The task: Your job is to retype all of the data word for word, leaving every image out.
━━━━━━
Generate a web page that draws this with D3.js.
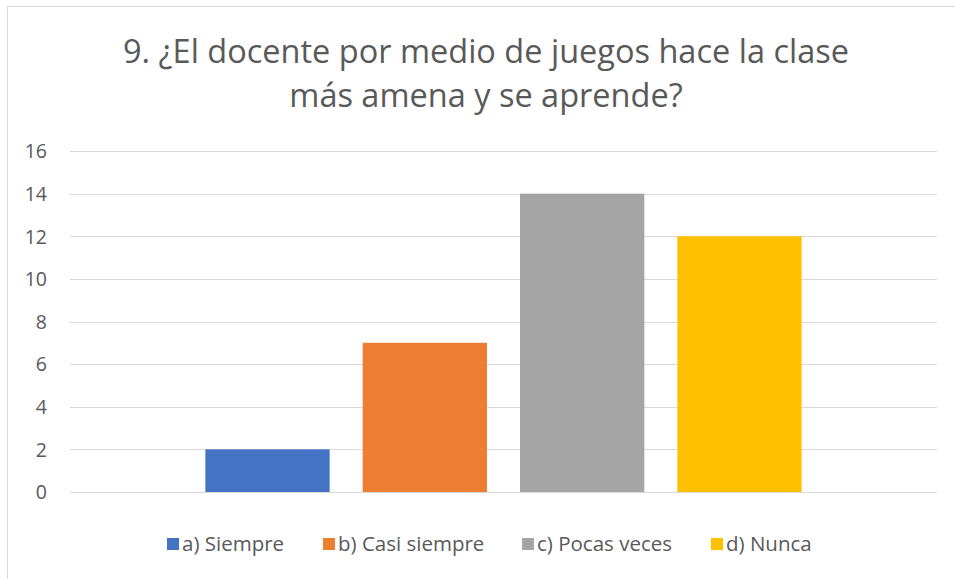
<!DOCTYPE html>
<html>
<head>
<meta charset="utf-8">
<script src="https://cdn.jsdelivr.net/npm/d3@7"></script>
<style>
  body { margin: 0; background: #fff; }
  text { font-family: "Open Sans", "Noto Sans", sans-serif; fill: #595959; }
</style>
</head>
<body>
<div id="chart"></div>
<script>
// data
const titleLines = ["9. ¿El docente por medio de juegos hace la clase", "más amena y se aprende?"];
const category = ["9"];
const seriesNames = ["a) Siempre", "b) Casi siempre", "c) Pocas veces", "d) Nunca"];
const seriesValues = [2, 7, 14, 12];
const seriesColors = ["#4472c4", "#ed7d31", "#a5a5a5", "#ffc000"];
const yTicks = [0, 2, 4, 6, 8, 10, 12, 14, 16];

const width = 955, height = 579;
const margin = {top: 151, right: 18, bottom: 87, left: 70};
const innerW = width - margin.left - margin.right;
const innerH = height - margin.top - margin.bottom;

const svg = d3.select("#chart").append("svg")
  .attr("width", width)
  .attr("height", height);

// chart border (Excel chart area)
svg.append("rect")
  .attr("x", 7.5).attr("y", 6.5)
  .attr("width", width).attr("height", height)
  .attr("fill", "none")
  .attr("stroke", "#d9d9d9");

const g = svg.append("g").attr("transform", `translate(${margin.left},${margin.top})`);

const y = d3.scaleLinear().domain([0, 16]).range([innerH, 0]);
const x0 = d3.scaleBand().domain(category).range([0, innerW]).paddingInner(0).paddingOuter(0.227);
const x1 = d3.scaleBand().domain(seriesNames).range([0, x0.bandwidth()]).paddingInner(0.21).paddingOuter(0);

// gridlines
g.append("g").selectAll("line").data(yTicks).join("line")
  .attr("x1", 0).attr("x2", innerW)
  .attr("y1", d => Math.round(y(d)) + 0.5).attr("y2", d => Math.round(y(d)) + 0.5)
  .attr("stroke", "#d9d9d9").attr("stroke-width", 1.2);

// y axis labels
const yAxis = g.append("g")
  .call(d3.axisLeft(y).tickValues(yTicks).tickSize(0).tickPadding(23));
yAxis.select(".domain").remove();
yAxis.selectAll("text").style("font-size", "19.5px").attr("fill", "#595959").attr("dy", "0.35em");

// bars
const data = seriesNames.map((s, i) => ({cat: category[0], s, v: seriesValues[i], c: seriesColors[i]}));
g.append("g").selectAll("rect").data(data).join("rect")
  .attr("x", d => x0(d.cat) + x1(d.s))
  .attr("y", d => y(d.v))
  .attr("width", x1.bandwidth())
  .attr("height", d => y(0) - y(d.v))
  .attr("fill", d => d.c);

// title
svg.append("g").selectAll("text").data(titleLines).join("text")
  .attr("x", 486).attr("y", (d, i) => 63 + i * 44)
  .attr("text-anchor", "middle")
  .style("font-size", "32.5px")
  .text(d => d);

// legend
const legendX = [167, 323, 522, 711];
const lg = svg.append("g").selectAll("g").data(seriesNames).join("g")
  .attr("transform", (d, i) => `translate(${legendX[i]},538)`);
lg.append("rect").attr("width", 12).attr("height", 12).attr("fill", (d, i) => seriesColors[i]);
lg.append("text").attr("x", 15).attr("y", 13).style("font-size", "20.5px").text(d => d);
</script>
</body>
</html>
━━━━━━
Solution to this problem:
Generate a web page that draws this with D3.js.
<!DOCTYPE html>
<html>
<head>
<meta charset="utf-8">
<script src="https://cdn.jsdelivr.net/npm/d3@7"></script>
<style>
  body { margin: 0; background: #fff; }
  text { font-family: "Open Sans", "Noto Sans", sans-serif; fill: #595959; }
</style>
</head>
<body>
<div id="chart"></div>
<script>
// data
const titleLines = ["9. ¿El docente por medio de juegos hace la clase", "más amena y se aprende?"];
const category = ["9"];
const seriesNames = ["a) Siempre", "b) Casi siempre", "c) Pocas veces", "d) Nunca"];
const seriesValues = [2, 7, 14, 12];
const seriesColors = ["#4472c4", "#ed7d31", "#a5a5a5", "#ffc000"];
const yTicks = [0, 2, 4, 6, 8, 10, 12, 14, 16];

const width = 955, height = 579;
const margin = {top: 151, right: 18, bottom: 87, left: 70};
const innerW = width - margin.left - margin.right;
const innerH = height - margin.top - margin.bottom;

const svg = d3.select("#chart").append("svg")
  .attr("width", width)
  .attr("height", height);

// chart border (Excel chart area)
svg.append("rect")
  .attr("x", 7.5).attr("y", 6.5)
  .attr("width", width).attr("height", height)
  .attr("fill", "none")
  .attr("stroke", "#d9d9d9");

const g = svg.append("g").attr("transform", `translate(${margin.left},${margin.top})`);

const y = d3.scaleLinear().domain([0, 16]).range([innerH, 0]);
const x0 = d3.scaleBand().domain(category).range([0, innerW]).paddingInner(0).paddingOuter(0.227);
const x1 = d3.scaleBand().domain(seriesNames).range([0, x0.bandwidth()]).paddingInner(0.21).paddingOuter(0);

// gridlines
g.append("g").selectAll("line").data(yTicks).join("line")
  .attr("x1", 0).attr("x2", innerW)
  .attr("y1", d => Math.round(y(d)) + 0.5).attr("y2", d => Math.round(y(d)) + 0.5)
  .attr("stroke", "#d9d9d9").attr("stroke-width", 1.2);

// y axis labels
const yAxis = g.append("g")
  .call(d3.axisLeft(y).tickValues(yTicks).tickSize(0).tickPadding(23));
yAxis.select(".domain").remove();
yAxis.selectAll("text").style("font-size", "19.5px").attr("fill", "#595959").attr("dy", "0.35em");

// bars
const data = seriesNames.map((s, i) => ({cat: category[0], s, v: seriesValues[i], c: seriesColors[i]}));
g.append("g").selectAll("rect").data(data).join("rect")
  .attr("x", d => x0(d.cat) + x1(d.s))
  .attr("y", d => y(d.v))
  .attr("width", x1.bandwidth())
  .attr("height", d => y(0) - y(d.v))
  .attr("fill", d => d.c);

// title
svg.append("g").selectAll("text").data(titleLines).join("text")
  .attr("x", 486).attr("y", (d, i) => 63 + i * 44)
  .attr("text-anchor", "middle")
  .style("font-size", "32.5px")
  .text(d => d);

// legend
const legendX = [167, 323, 522, 711];
const lg = svg.append("g").selectAll("g").data(seriesNames).join("g")
  .attr("transform", (d, i) => `translate(${legendX[i]},538)`);
lg.append("rect").attr("width", 12).attr("height", 12).attr("fill", (d, i) => seriesColors[i]);
lg.append("text").attr("x", 15).attr("y", 13).style("font-size", "20.5px").text(d => d);
</script>
</body>
</html>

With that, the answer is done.